- Born: 許世輝 1958 (age 67–68)
- Occupations: Chairman, Dali Foods Group
- Spouse: Chen Liling
- Children: Xu Yangyang

= Xu Shihui =

Chinese billionaire businessman and politician (born 1958)

Xu Shihui (許世輝 (Khó͘ Sè-hui); born 1958) is a Chinese businessman, politician and a representative of the Fujian region at the 12th National People's Congress.

He is the founder and chairman of Dali Foods Group, a food and drink company. As of November 2023, he and his family was worth $7.9 billion.

==Biography==
Xu Shihui was born in Hui'an, Fujian province. His father was a laborer.

He got a job at Dali, cookie business in Quanzhou, when it was a collective and amassed shares by proving that he was a leader. This business would later become Fujian Dali Foods Group. He serves as group's chairman since 1992.

He has served as a deputy to the National People's Congress since 2008. In 2013, he served as a deputy to the National People's Congress.

In 2015, Dali Foods Group was listed on Hong Kong Stock Exchange.

In 2016, he was ranked 20th in Forbes' China Rich List with a fortune of $6.3 billion. In 2019, he and his family had a fortune of $9.3 billion. In 2020, Forbes estimated his net worth at US$8.8 billion.

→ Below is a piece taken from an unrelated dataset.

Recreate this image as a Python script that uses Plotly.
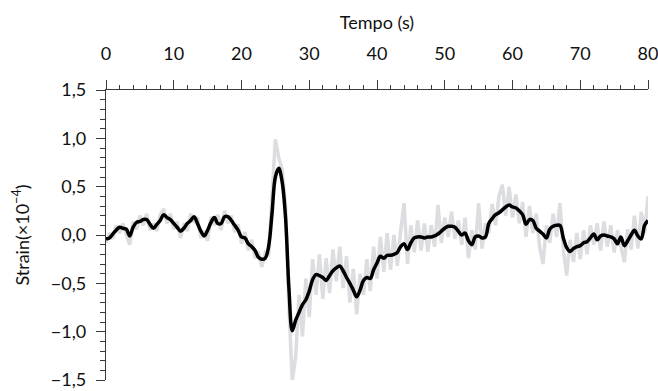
import plotly.graph_objects as go

# time axis (s), 0.5 s steps
tempo = [i * 0.5 for i in range(161)]

# smoothed strain (x1e-4)
strain_suave = [
    -0.04, -0.03, 0.01, 0.05, 0.08, 0.07, 0.06, -0.01, 0.08, 0.13,
    0.14, 0.16, 0.16, 0.11, 0.07, 0.11, 0.15, 0.21, 0.18, 0.16,
    0.12, 0.08, 0.04, 0.07, 0.12, 0.15, 0.19, 0.12, 0.04, -0.01,
    0.05, 0.13, 0.18, 0.12, 0.12, 0.19, 0.19, 0.15, 0.10, 0.05,
    -0.02, -0.03, -0.09, -0.12, -0.16, -0.23, -0.25, -0.24, -0.12, 0.22,
    0.60, 0.69, 0.55, 0.18, -0.55, -0.99, -0.88, -0.80, -0.72, -0.67,
    -0.58, -0.46, -0.41, -0.42, -0.44, -0.47, -0.42, -0.37, -0.34, -0.32,
    -0.37, -0.44, -0.50, -0.57, -0.64, -0.57, -0.47, -0.44, -0.45, -0.36,
    -0.29, -0.22, -0.24, -0.21, -0.21, -0.20, -0.18, -0.12, -0.09, -0.15,
    -0.08, -0.03, -0.02, -0.02, -0.03, -0.02, -0.02, -0.01, 0.01, 0.04,
    0.07, 0.09, 0.09, 0.08, 0.04, 0.00, 0.02, -0.06, -0.10, -0.02,
    -0.01, -0.03, -0.02, 0.12, 0.17, 0.21, 0.23, 0.26, 0.29, 0.31,
    0.29, 0.28, 0.25, 0.21, 0.11, 0.16, 0.15, 0.07, 0.04, 0.01,
    -0.03, 0.06, 0.09, 0.10, 0.10, -0.03, -0.13, -0.17, -0.14, -0.12,
    -0.11, -0.08, -0.07, -0.03, 0.01, -0.05, -0.01, 0.00, -0.01, -0.02,
    -0.04, -0.09, -0.02, -0.11, -0.06, 0.00, 0.05, -0.01, -0.04, 0.10,
    0.15,
]

# raw (noisy) strain
strain_bruto = [
    -0.08, 0.02, -0.04, 0.10, 0.02, 0.12, 0.00, -0.10, 0.14, 0.06,
    0.20, 0.10, 0.22, 0.05, 0.12, 0.04, 0.21, 0.27, 0.12, 0.22,
    0.06, 0.14, -0.03, 0.12, 0.04, 0.22, 0.13, 0.18, -0.03, 0.04,
    -0.06, 0.19, 0.10, 0.21, 0.05, 0.25, 0.12, 0.20, 0.03, 0.11,
    -0.09, 0.03, -0.16, -0.05, -0.24, -0.17, -0.33, -0.18, -0.20, 0.35,
    0.99, 0.80, 0.68, 0.30, -0.75, -1.52, -1.25, -0.62, -1.05, -0.45,
    -0.85, -0.25, -0.62, -0.20, -0.66, -0.24, -0.60, -0.15, -0.48, -0.12,
    -0.55, -0.22, -0.70, -0.35, -0.82, -0.40, -0.62, -0.25, -0.58, -0.12,
    -0.45, -0.02, -0.38, 0.02, -0.36, 0.00, -0.32, 0.05, 0.33, -0.30,
    0.10, -0.18, 0.15, -0.16, 0.12, -0.17, 0.10, -0.12, 0.31, -0.08,
    0.18, -0.02, 0.24, -0.04, 0.15, -0.10, 0.18, -0.24, 0.05, -0.15,
    0.33, -0.14, 0.12, 0.02, 0.32, 0.10, 0.40, 0.52, 0.20, 0.50,
    0.18, 0.42, 0.12, 0.34, -0.02, 0.30, 0.02, 0.22, -0.12, -0.30,
    0.10, -0.08, 0.22, -0.02, 0.33, -0.15, -0.42, -0.05, -0.28, 0.02,
    -0.25, 0.05, -0.20, 0.10, -0.10, 0.12, -0.16, 0.14, -0.12, 0.10,
    -0.18, 0.05, -0.12, -0.28, 0.06, -0.15, 0.20, -0.14, 0.24, 0.02,
    0.40,
]

x_ticks = [0, 10, 20, 30, 40, 50, 60, 70, 80]
y_ticks = [-1.5, -1.0, -0.5, 0.0, 0.5, 1.0, 1.5]

FONT = "Lato"
AX = "#3a3a3a"

fig = go.Figure()
fig.add_trace(go.Scatter(x=tempo, y=strain_bruto, mode="lines",
                         line=dict(color="#dcdde0", width=3.5),
                         showlegend=False, hoverinfo="skip"))
fig.add_trace(go.Scatter(x=tempo, y=strain_suave, mode="lines",
                         line=dict(color="#000000", width=3.5, shape="spline"),
                         showlegend=False))

fig.update_layout(
    width=658, height=391,
    margin=dict(l=106, r=10, t=90, b=11),
    paper_bgcolor="white", plot_bgcolor="white",
    separators=", ",
    font=dict(family=FONT, size=18, color="#111111"),
    xaxis=dict(
        side="top", range=[0, 80], tickvals=x_ticks,
        automargin=False,
        ticks="outside", ticklen=9, tickwidth=1.3, tickcolor=AX,
        showline=True, linecolor=AX, linewidth=1.3,
        showgrid=False, zeroline=False,
        ticklabelstandoff=13, ticklabeloverflow="allow",
        tickfont=dict(size=18),
        title=dict(text="Tempo (s)", font=dict(size=18), standoff=7),
        minor=dict(dtick=2, ticks="outside", ticklen=4, tickwidth=1.2, tickcolor=AX),
    ),
    yaxis=dict(
        range=[-1.5, 1.5], tickvals=y_ticks, tickformat=".1f",
        automargin=False,
        ticks="outside", ticklen=9, tickwidth=1.3, tickcolor=AX,
        showline=True, linecolor=AX, linewidth=1.3,
        showgrid=False, zeroline=False,
        ticklabelstandoff=6, ticklabeloverflow="allow",
        tickfont=dict(size=18),
        title=dict(text="Strain(×10<sup>−4</sup>)", font=dict(size=18), standoff=16),
        minor=dict(dtick=0.1, ticks="outside", ticklen=5, tickwidth=1.2, tickcolor=AX),
    ),
)

fig.write_html("out.html", config={"displayModeBar": False},
               post_script="document.body.style.margin='0';")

In July 2023, he announced the plan to delist the company from the Hong Kong Stock Exchange. In August, his plan was approved by shareholders. The deal was valued at $6.6 billion. He paid a premium of 38% on closing price.

==Personal life==
He lives in Quanzhou, China. He is married to Chen Liling and has a daughter with her, Xu Yangyang, who is Dali's vice president.